Zero-Shot Synthetic-to-Real Handwritten Text Recognition via Task Analogies
Carlos Garrido-Munoz, Aniello Panariello, Silvia Cascianelli, Angelo Porrello, Simone Calderara, Jorge Calvo-Zaragoza, Rita Cucchiara

TL;DR
This paper introduces a zero-shot method for improving handwritten text recognition on real data by transferring learned parameter adjustments from synthetic to real handwriting across multiple languages.
Contribution
It proposes a novel transfer learning approach that leverages source languages and linguistic similarity to enhance recognition in unseen target languages without real target data.
Findings
Consistent improvements over synthetic-only baselines across five languages.
Transferring corrections benefits even unrelated languages.
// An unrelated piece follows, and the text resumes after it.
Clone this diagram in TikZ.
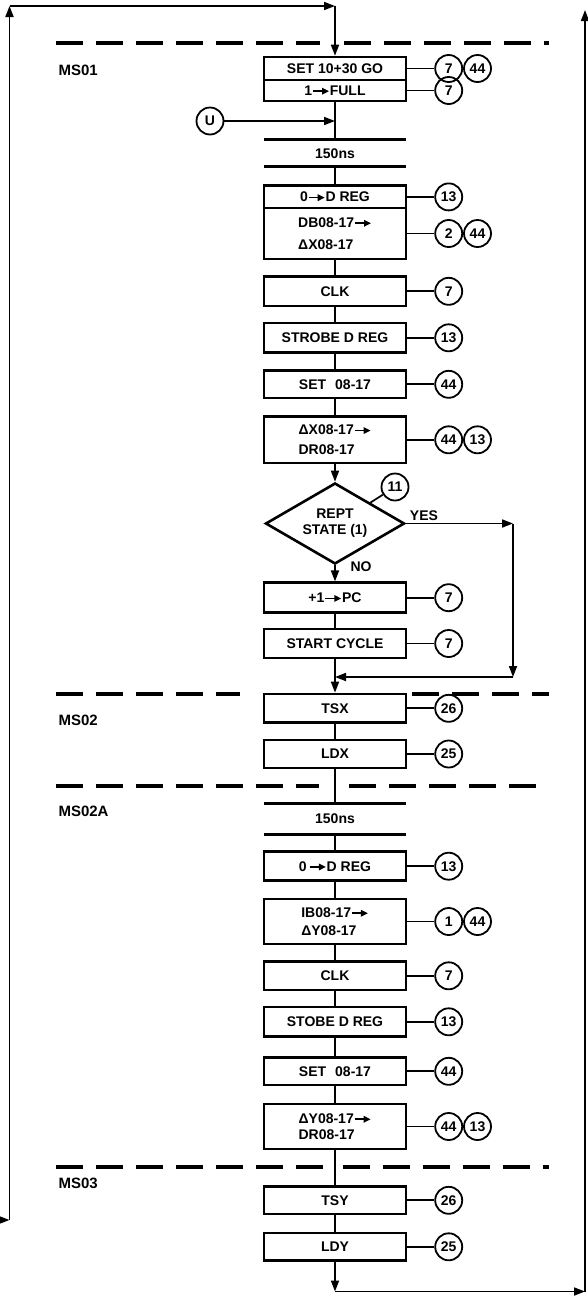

Method works across six different architectures.
Abstract
Handwritten Text Recognition (HTR) models trained on synthetic handwriting often struggle to generalize to real text, and existing adaptation methods still require real samples from the target domain. In this work, we tackle the fully zero-shot synthetic-to-real generalization setting, where no real data from the target language is available. Our approach learns how model parameters change when moving from synthetic to real handwriting in one or more source languages and transfers this learned correction to new target languages. When using multiple sources, we rely on linguistic similarity to weigh their contrubition when combining them. Experiments across five languages and six architectures show consistent improvements over synthetic-only baselines and reveal that the transferred corrections benefit even languages unrelated to the sources.